Além da desaceleração tectônica, a noção de uma cobertura do supercontinente levanta outra hipótese: o excesso de calor acumulado por baixo poderia ter enfraquecido as rochas acima. Esse fenômeno causaria um achatamento da superfície, pois as rochas quentes não suportariam cordilheiras altas.

“É como uma gelatina”, explica Cawood. Enquanto é mantida fria, ela mantém seu formato. Se aquecer, começa a se desfazer.

“Acredito que essa seja a ideia central do estudo”, afirma Spencer. Talvez o afinamento da crosta não se deva tanto a uma redução nos movimentos tectônicos que formam as montanhas, mas a uma mudança no funcionamento desses processos.

A combinação de excesso de calor e uma crosta fina poderia explicar um conjunto incomum de rochas formadas durante as colisões que produziram Rodínia, conta Andrew Smye, geólogo metamórfico da Universidade Estadual da Pensilvânia, que não participou do estudo. Essas rochas parecem ter se formado a temperaturas mais elevadas do que o esperado para sua profundidade — mas uma crosta quente e delgada poderia explicar isso.

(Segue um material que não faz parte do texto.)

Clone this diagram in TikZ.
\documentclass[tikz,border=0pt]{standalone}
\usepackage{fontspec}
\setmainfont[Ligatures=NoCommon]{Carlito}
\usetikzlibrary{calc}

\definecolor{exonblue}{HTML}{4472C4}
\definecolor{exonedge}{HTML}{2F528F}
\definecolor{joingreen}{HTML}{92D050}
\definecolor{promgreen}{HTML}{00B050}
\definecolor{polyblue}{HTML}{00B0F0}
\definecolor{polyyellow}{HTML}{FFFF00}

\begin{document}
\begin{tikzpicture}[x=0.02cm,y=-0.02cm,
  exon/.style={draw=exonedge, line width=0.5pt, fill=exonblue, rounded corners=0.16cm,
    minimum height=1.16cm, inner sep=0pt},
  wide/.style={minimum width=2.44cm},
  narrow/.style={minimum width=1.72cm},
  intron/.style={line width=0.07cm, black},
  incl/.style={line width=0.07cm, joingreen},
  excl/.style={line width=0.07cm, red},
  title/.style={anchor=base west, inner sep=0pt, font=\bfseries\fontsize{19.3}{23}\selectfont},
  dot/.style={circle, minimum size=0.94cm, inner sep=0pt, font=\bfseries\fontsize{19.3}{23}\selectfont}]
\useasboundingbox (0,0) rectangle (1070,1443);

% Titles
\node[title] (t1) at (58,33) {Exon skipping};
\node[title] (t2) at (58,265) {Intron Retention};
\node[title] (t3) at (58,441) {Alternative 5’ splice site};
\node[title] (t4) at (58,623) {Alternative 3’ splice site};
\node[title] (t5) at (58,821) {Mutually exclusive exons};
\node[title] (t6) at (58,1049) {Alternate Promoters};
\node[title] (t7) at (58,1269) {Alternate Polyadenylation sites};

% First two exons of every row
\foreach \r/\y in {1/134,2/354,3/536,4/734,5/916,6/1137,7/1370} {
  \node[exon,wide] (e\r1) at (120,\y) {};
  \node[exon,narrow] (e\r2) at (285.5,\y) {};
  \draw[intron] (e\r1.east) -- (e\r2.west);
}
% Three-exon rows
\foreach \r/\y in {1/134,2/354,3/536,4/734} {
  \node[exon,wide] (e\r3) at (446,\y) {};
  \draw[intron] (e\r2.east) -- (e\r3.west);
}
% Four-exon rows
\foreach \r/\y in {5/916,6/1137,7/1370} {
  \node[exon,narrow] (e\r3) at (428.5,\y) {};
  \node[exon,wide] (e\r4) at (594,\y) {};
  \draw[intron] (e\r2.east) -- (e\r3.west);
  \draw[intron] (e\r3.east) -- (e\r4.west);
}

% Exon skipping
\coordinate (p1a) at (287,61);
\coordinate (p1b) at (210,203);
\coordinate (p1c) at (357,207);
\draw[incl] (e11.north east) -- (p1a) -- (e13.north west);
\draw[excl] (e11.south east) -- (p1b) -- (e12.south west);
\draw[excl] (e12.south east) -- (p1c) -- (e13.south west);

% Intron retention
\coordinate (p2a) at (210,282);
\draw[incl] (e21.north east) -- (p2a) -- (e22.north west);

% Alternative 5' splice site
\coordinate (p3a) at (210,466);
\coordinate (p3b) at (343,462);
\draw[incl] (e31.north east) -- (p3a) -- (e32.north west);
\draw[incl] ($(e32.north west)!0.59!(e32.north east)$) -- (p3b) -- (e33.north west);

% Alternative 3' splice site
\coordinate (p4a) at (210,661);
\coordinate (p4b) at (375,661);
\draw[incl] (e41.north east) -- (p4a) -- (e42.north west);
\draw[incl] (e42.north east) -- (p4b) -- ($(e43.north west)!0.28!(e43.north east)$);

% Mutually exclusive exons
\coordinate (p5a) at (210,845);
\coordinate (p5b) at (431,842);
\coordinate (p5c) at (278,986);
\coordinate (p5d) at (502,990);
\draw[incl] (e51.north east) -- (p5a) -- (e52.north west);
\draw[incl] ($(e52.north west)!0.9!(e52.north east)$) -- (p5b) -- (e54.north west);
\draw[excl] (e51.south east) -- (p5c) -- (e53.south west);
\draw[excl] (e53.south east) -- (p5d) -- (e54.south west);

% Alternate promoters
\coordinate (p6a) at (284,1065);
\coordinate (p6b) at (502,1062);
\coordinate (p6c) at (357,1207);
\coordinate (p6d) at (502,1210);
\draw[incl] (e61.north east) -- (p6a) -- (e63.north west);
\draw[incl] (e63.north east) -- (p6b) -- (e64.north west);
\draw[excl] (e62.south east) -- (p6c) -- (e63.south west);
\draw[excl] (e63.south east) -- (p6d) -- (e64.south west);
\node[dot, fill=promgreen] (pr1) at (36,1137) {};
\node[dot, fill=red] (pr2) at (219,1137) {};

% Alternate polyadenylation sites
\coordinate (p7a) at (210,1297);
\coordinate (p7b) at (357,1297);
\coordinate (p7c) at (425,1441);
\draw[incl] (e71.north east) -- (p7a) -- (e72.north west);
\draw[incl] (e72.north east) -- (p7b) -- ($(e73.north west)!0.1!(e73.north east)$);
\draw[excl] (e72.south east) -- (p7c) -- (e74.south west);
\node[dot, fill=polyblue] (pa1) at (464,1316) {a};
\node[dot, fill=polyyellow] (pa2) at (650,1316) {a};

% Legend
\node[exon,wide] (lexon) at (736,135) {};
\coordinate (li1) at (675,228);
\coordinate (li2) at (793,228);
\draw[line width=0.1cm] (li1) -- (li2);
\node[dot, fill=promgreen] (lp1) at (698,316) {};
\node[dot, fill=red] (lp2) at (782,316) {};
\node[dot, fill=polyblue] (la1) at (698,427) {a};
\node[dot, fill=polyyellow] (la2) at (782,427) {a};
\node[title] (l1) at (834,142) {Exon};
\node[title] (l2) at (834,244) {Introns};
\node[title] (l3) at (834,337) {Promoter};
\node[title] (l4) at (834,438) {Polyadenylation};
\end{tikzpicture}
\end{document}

Embora Tang argumente que tanto a intermitência tectônica quanto a crosta enfraquecida provavelmente tenham entrado em ação, ele afirma que ainda faltam muitos conhecimentos sobre como teria sido nosso planeta eras atrás. A pesquisa de sua equipe torna ainda mais intrigante o bilhão entediante e ressalta uma questão levantada anteriormente por alguns cientistas: talvez essa época não tenha sido tão monótona quanto se pensa.

“Não considero que tenha sido entediante. Não foi calma nem tranquila”, prossegue Cawood, que sugere trocar o apelido para “Idade Média”. Mas ele ressalta que o nome é irrelevante: o importante é que o período foi bastante distinto.

“É evidente que algo interessante ocorreu nessa época”, afirma Smye.